Still, each of us can remember, though we may be happily married for decades, the name of that first person on whom we had a crush. It was like the season’s first snow, fresh, pure, exhilarating beyond anything we can ever hope to duplicate.
“I love you!”
When was the first time the words were ever spoken that you really recall?
Was it a mother or father who expressed the sentiment that you really did not comprehend at the time? Perhaps it was a grandparent who bid you farewell for the last time, and they expressed their love for you as a unique, special person, and you cast off the sentiment as trivial.
We express our love to the one we want to marry. To make marriage work, the expression cannot be one-sided, although it often is for a variety of reasons.
On a wedding day, so much happens that the real meaning of the words, “I love you!” are lost. So much surrounds the celebration of the declared love of two people for each other that love actually takes a back seat to the host of events, religious and secular.
So long as love lingers and grows deeper, the couple will be truly blessed uniting in a true marriage of two personalities. But soon, very soon, it seems, the trio of words become like wallpaper. They are chanted and not meant, sometimes for weeks, months, maybe even years.
They might accompany the close of day ritual with a goodnight kiss, “I love you,” stated with the same sentiment as, “Could I have a double cheeseburger and order of fries?”
Then, there are times when we come close to losing a person, that we quickly bring the words, “I love you” to our lips. The words may be spoken as an ambulance door is about to shut. The words may happen as an oxygen mask is slipped over the nose and mouth, and the gurney is wheeled toward an operating room.
A Pennsylvania Dutch saying painted on trivets and embroidered on frames always brings a chuckle to knick-knack shoppers: “Kissin’ Don’t Last, Cookin’ Do.”
Plainly spoken, the truth is, emotions may fade with the setting sun, but there are other things that tie the knot of love ever tighter. Cooking may certainly be one, but taken in the broader scope, it’s taking care of a family that helps cement the relationship.
Holding hands may seem like a thing of the past. It is a showing of affection that some find oddly out of touch with these modern times. All that aside, there is a couple that regularly attends my church who walk holding hands.
It is heart warming to see, to think that love lasts, that after all life has given and taken, those two folks still need and think enough of each other to place hand in hand.
Many of the problems in today’s society stem from the cold fact that people do not say “I love you!” nearly enough.

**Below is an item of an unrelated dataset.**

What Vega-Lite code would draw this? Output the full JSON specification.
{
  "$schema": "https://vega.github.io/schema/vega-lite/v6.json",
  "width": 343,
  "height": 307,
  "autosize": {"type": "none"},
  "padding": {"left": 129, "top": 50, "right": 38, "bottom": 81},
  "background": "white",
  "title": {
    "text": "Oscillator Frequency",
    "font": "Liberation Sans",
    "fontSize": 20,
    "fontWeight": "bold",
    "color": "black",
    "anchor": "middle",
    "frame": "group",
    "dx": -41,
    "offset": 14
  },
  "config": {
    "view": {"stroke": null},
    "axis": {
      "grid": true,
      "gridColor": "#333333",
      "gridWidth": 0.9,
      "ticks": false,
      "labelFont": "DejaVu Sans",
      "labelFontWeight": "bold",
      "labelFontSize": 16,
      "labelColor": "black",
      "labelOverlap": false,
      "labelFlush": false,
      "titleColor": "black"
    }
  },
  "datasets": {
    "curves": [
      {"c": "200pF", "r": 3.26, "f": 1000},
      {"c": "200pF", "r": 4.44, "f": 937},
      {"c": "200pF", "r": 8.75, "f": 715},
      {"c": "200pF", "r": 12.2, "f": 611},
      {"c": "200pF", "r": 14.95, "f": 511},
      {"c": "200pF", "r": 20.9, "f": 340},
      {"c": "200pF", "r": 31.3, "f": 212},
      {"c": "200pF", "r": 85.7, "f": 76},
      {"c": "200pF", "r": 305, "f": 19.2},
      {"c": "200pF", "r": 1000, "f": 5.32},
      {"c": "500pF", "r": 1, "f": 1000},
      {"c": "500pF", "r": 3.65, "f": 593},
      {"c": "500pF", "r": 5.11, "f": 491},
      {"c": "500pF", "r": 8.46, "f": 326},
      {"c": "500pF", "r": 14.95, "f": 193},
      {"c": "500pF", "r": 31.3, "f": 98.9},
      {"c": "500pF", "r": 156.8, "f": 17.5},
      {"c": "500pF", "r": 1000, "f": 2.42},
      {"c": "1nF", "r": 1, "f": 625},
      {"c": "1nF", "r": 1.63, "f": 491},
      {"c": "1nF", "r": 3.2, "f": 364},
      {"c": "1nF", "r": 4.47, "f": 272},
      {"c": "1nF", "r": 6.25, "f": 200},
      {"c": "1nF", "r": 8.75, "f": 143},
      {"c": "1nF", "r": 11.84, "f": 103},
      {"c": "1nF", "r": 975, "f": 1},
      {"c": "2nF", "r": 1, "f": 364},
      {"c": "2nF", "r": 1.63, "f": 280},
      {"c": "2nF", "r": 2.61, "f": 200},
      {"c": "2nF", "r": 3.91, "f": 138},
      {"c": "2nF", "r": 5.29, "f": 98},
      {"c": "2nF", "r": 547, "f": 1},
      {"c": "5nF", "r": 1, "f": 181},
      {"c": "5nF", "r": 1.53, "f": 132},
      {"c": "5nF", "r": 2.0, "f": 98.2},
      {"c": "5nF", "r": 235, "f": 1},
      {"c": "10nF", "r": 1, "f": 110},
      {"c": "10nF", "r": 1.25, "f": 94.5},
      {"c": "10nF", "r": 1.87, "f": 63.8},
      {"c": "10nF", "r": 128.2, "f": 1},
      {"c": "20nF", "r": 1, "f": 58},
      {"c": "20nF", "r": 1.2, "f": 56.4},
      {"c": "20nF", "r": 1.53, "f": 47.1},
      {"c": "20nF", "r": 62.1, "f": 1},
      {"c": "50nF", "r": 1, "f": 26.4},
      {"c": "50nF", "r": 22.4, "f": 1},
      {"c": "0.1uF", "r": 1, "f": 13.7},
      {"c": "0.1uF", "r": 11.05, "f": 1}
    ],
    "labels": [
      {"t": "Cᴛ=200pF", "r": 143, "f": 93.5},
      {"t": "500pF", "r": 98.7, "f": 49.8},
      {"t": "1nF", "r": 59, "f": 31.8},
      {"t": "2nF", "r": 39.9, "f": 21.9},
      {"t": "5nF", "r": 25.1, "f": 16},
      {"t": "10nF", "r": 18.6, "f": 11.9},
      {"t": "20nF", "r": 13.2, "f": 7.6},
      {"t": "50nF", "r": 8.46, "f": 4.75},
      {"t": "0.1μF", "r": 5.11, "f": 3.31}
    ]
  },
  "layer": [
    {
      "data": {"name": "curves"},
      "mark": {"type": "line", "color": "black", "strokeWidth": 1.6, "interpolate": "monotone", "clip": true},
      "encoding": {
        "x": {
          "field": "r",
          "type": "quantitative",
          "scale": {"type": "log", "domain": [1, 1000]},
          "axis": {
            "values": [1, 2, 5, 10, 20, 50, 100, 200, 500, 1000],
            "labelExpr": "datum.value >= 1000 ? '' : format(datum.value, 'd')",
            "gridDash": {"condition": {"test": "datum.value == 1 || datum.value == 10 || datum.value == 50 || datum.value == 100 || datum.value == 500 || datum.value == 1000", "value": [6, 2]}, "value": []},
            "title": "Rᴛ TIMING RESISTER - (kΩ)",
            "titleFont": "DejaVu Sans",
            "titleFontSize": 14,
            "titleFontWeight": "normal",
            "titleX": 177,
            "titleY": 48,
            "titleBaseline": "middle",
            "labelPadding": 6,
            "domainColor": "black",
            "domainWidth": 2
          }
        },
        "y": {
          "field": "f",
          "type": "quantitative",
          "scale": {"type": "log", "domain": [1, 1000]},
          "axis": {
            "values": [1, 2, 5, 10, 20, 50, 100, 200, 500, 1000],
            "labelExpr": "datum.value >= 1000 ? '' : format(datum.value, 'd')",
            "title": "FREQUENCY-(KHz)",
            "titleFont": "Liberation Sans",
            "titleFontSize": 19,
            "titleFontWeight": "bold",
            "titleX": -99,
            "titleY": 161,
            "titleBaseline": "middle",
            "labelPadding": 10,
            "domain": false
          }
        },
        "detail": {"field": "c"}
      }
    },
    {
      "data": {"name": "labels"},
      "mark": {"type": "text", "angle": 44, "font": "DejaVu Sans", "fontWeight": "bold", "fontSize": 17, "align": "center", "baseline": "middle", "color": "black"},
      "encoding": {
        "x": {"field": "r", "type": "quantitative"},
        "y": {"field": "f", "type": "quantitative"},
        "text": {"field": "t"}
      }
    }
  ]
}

Husbands and wives may cohabitate for years in a loving relationship, raise a family, have many grandchildren and possess all the trappings of success, yet never take the time to say “I love you!”
How many of us rationalize our relationships? “He (or she) must know I love him (her). I give him (her) my paycheck without fail. I remember his (or her) birthday. I can stand his (her) parents. We haven’t fought for years. What is love about, after all, if not that?”
Still, the heart yearns to hear the words “I love you!”
The combination of those three simple words gives meaning to our existence. They reaffirm that we have worth to the person we love the most.
Knowing all that, why is it so difficult to form the words that cost nothing and mean everything? “I love you!”
Go ahead, say “I love you!” today, tonight and tomorrow. Don’t wait until Valentine’s Day.